--- Stated goal ---
Omit any picture, and return the remaining data exactly as written.

--- Dataset section ---
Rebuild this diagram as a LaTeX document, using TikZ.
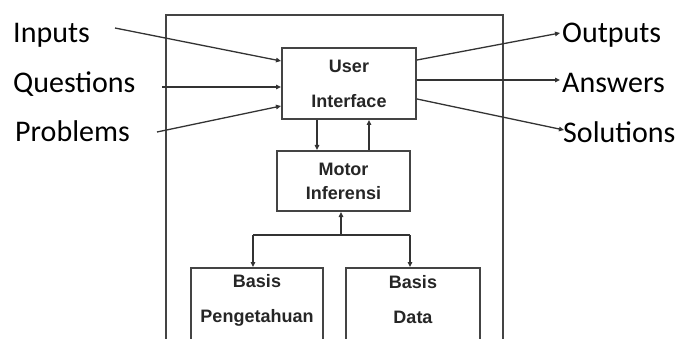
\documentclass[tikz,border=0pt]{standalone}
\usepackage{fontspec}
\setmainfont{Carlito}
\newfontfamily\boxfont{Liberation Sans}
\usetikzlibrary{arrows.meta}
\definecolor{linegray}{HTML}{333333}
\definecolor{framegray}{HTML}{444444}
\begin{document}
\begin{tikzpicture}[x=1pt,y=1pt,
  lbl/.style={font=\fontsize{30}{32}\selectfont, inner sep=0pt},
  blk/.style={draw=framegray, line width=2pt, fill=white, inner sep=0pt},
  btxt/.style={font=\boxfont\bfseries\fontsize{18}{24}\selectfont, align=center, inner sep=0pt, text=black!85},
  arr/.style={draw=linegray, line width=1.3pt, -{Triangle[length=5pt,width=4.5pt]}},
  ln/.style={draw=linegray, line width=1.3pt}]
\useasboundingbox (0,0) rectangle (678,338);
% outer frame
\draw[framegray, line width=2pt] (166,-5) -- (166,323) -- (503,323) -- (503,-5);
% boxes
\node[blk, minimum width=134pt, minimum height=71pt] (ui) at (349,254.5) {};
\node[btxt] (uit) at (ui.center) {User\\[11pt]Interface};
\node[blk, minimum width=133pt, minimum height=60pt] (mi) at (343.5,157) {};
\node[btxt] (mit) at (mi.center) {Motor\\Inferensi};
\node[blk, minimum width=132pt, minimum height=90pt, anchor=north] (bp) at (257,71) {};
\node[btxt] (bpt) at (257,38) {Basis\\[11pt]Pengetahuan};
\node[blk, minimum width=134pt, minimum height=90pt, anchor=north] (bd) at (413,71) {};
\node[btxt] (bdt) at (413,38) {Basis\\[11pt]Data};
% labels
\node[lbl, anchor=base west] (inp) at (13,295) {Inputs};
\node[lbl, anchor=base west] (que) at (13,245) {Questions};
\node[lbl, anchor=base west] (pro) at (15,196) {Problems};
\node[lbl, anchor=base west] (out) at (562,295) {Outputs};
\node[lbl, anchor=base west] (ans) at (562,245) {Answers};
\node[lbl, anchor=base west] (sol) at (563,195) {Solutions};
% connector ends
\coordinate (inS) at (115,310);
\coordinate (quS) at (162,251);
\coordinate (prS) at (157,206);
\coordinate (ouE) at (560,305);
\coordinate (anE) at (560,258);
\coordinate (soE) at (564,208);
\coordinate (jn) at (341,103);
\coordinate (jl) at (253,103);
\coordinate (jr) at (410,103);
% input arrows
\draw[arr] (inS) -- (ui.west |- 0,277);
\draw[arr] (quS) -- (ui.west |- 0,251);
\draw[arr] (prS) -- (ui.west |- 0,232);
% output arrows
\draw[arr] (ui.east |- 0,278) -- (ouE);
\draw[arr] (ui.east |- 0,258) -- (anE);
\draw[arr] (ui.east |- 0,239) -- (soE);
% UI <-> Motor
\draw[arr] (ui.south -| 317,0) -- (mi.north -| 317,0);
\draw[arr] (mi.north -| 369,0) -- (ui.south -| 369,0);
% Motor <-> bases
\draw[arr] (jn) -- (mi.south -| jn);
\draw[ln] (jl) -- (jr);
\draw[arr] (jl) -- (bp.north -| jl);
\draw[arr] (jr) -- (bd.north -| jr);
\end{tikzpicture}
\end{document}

--- Result of the exercise ---
Rebuild this diagram as a LaTeX document, using TikZ.
\documentclass[tikz,border=0pt]{standalone}
\usepackage{fontspec}
\setmainfont{Carlito}
\newfontfamily\boxfont{Liberation Sans}
\usetikzlibrary{arrows.meta}
\definecolor{linegray}{HTML}{333333}
\definecolor{framegray}{HTML}{444444}
\begin{document}
\begin{tikzpicture}[x=1pt,y=1pt,
  lbl/.style={font=\fontsize{30}{32}\selectfont, inner sep=0pt},
  blk/.style={draw=framegray, line width=2pt, fill=white, inner sep=0pt},
  btxt/.style={font=\boxfont\bfseries\fontsize{18}{24}\selectfont, align=center, inner sep=0pt, text=black!85},
  arr/.style={draw=linegray, line width=1.3pt, -{Triangle[length=5pt,width=4.5pt]}},
  ln/.style={draw=linegray, line width=1.3pt}]
\useasboundingbox (0,0) rectangle (678,338);
% outer frame
\draw[framegray, line width=2pt] (166,-5) -- (166,323) -- (503,323) -- (503,-5);
% boxes
\node[blk, minimum width=134pt, minimum height=71pt] (ui) at (349,254.5) {};
\node[btxt] (uit) at (ui.center) {User\\[11pt]Interface};
\node[blk, minimum width=133pt, minimum height=60pt] (mi) at (343.5,157) {};
\node[btxt] (mit) at (mi.center) {Motor\\Inferensi};
\node[blk, minimum width=132pt, minimum height=90pt, anchor=north] (bp) at (257,71) {};
\node[btxt] (bpt) at (257,38) {Basis\\[11pt]Pengetahuan};
\node[blk, minimum width=134pt, minimum height=90pt, anchor=north] (bd) at (413,71) {};
\node[btxt] (bdt) at (413,38) {Basis\\[11pt]Data};
% labels
\node[lbl, anchor=base west] (inp) at (13,295) {Inputs};
\node[lbl, anchor=base west] (que) at (13,245) {Questions};
\node[lbl, anchor=base west] (pro) at (15,196) {Problems};
\node[lbl, anchor=base west] (out) at (562,295) {Outputs};
\node[lbl, anchor=base west] (ans) at (562,245) {Answers};
\node[lbl, anchor=base west] (sol) at (563,195) {Solutions};
% connector ends
\coordinate (inS) at (115,310);
\coordinate (quS) at (162,251);
\coordinate (prS) at (157,206);
\coordinate (ouE) at (560,305);
\coordinate (anE) at (560,258);
\coordinate (soE) at (564,208);
\coordinate (jn) at (341,103);
\coordinate (jl) at (253,103);
\coordinate (jr) at (410,103);
% input arrows
\draw[arr] (inS) -- (ui.west |- 0,277);
\draw[arr] (quS) -- (ui.west |- 0,251);
\draw[arr] (prS) -- (ui.west |- 0,232);
% output arrows
\draw[arr] (ui.east |- 0,278) -- (ouE);
\draw[arr] (ui.east |- 0,258) -- (anE);
\draw[arr] (ui.east |- 0,239) -- (soE);
% UI <-> Motor
\draw[arr] (ui.south -| 317,0) -- (mi.north -| 317,0);
\draw[arr] (mi.north -| 369,0) -- (ui.south -| 369,0);
% Motor <-> bases
\draw[arr] (jn) -- (mi.south -| jn);
\draw[ln] (jl) -- (jr);
\draw[arr] (jl) -- (bp.north -| jl);
\draw[arr] (jr) -- (bd.north -| jr);
\end{tikzpicture}
\end{document}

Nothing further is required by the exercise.